A multi-phase project to unify, simplify, and rework Alberta.ca Account — the authentication layer behind a wide range of Government of Alberta digital services.
Senior Product Designer
Owned the sign in and verification experience.
Drove visual design enhancements.
Sign in and Account creation for personal and business users
Account verification
Parallel workstreams: Account management, recovery, and re-verification.
Unified sign in launched for business and personal users, replacing the disjointed legacy paths.
Shipped rebuilt account creation flow.
Alberta.ca Account is the authentication layer for a wide range of Government of Alberta online services for individuals and business organizations.
In 2023-24, there were 2.5 million active basic (unverified) and 1.3 million verified Alberta.ca Accounts allowing Albertans to access government services and programs online. Because it sits in front of so many services, users land on it via redirect rather than seeking it out, and that context shapes the design problem. Data revealed that 394,000 users had started verification and abandoned it. The contact centre also received a high volume of calls due to account and verification related issues.
The project was a two-phase modernization. Phase 1 unified the back-end under a single sign in entry point with a light UI refresh, but didn't address the underlying experience. Phase 2, where I joined the team, addressed the end-to-end flow: simplifying sign in decisions, reworking account creation, and reducing friction.

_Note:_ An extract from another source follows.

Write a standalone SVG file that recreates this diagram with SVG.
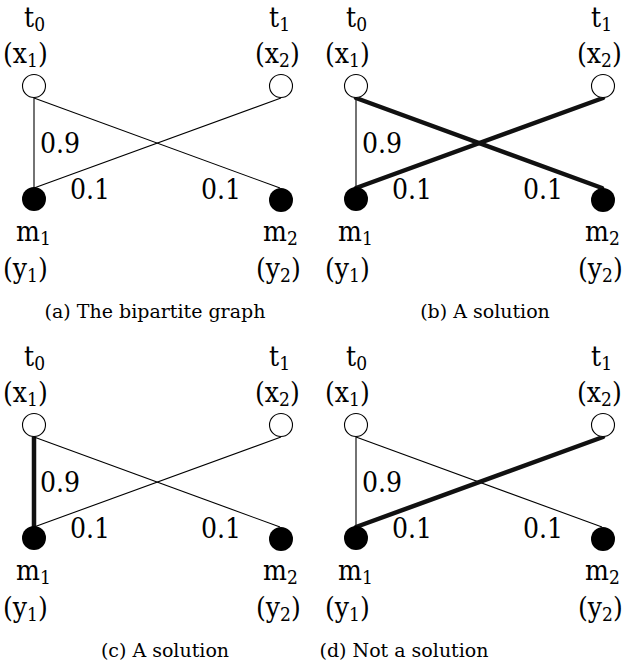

My Role & Methods Used: Synthesis of existing user research, performance analytics, contact centre call data review, and workshops with business leads.
How Might We
Introduce Alberta.ca Account to first-time users arriving via redirect.
How Might We
Unify sign-in across business and personal users into a single, coherent entry point.
How Might We
Redesign account creation so it feels guided, reducing time spent and cognitive load.
How Might We
Make account type and verification decisions clearer and more contextual.
We built up the flows in low-fidelity wireframes first, then prototyped in Figma for concept testing across two rounds of five participants. We used scenario-based walkthroughs covering account creation, federated sign in, verification through to the mailed activation code, and post-verification entry to a downstream service.




A unified Alberta.ca Account sign-in and account creation experience that meets users where they are, typically arriving from a downstream government service. My scope of work for the redesign covers: Sign-in, Account Creation, and Account Verification.
My Role & Methods Used: Wireframes and design explorations for account creation with verification flow and sign in experience, rapid prototyping for testing. Partnered with Service Design and Front-End Designers to conduct usability testing and synthesize findings.
Alberta.ca Account now detects the upstream service that directed the user to create an account and routes them automatically to the appropriate account creation flow.



Users are automatically directed to the account creation flow for basic unverified accounts if the service they are coming from doesn’t require verification.




Only users coming from services that require verification are taken through the verification process during account creation.





Design decisions and cross-team alignment work that shaped the shipped experience.

Google & Microsoft sign-in were already added in the legacy system but were hidden behind logic that auto-redirected email addresses without surfacing federated as an explicit choice.
I surfaced user feedback from concept testing, where participants gravitated to federated options when they were visible, and gathered evidence from industry trends to advocate for and secure buy-in from business stakeholders to bring federated options to the top.



Accepted verification documents were limited to Alberta driver's licence and ID, so a substantial group of users (newcomers, temporary residents, students) could start verification but never complete it. Upstream program teams and contact centre agents confirmed this was a common experience, not an edge case.
In response, the unhappy path was given deliberate weight, with contextual support at potential dead ends and alternate pathways so users could find resolution and clear guidance.
I drove UI enhancements that pushed the experience toward the polish expected of a high-traffic, high-visibility public service — redesigning flows for both improved usability and visual finesse, and creating illustrations to support the experience.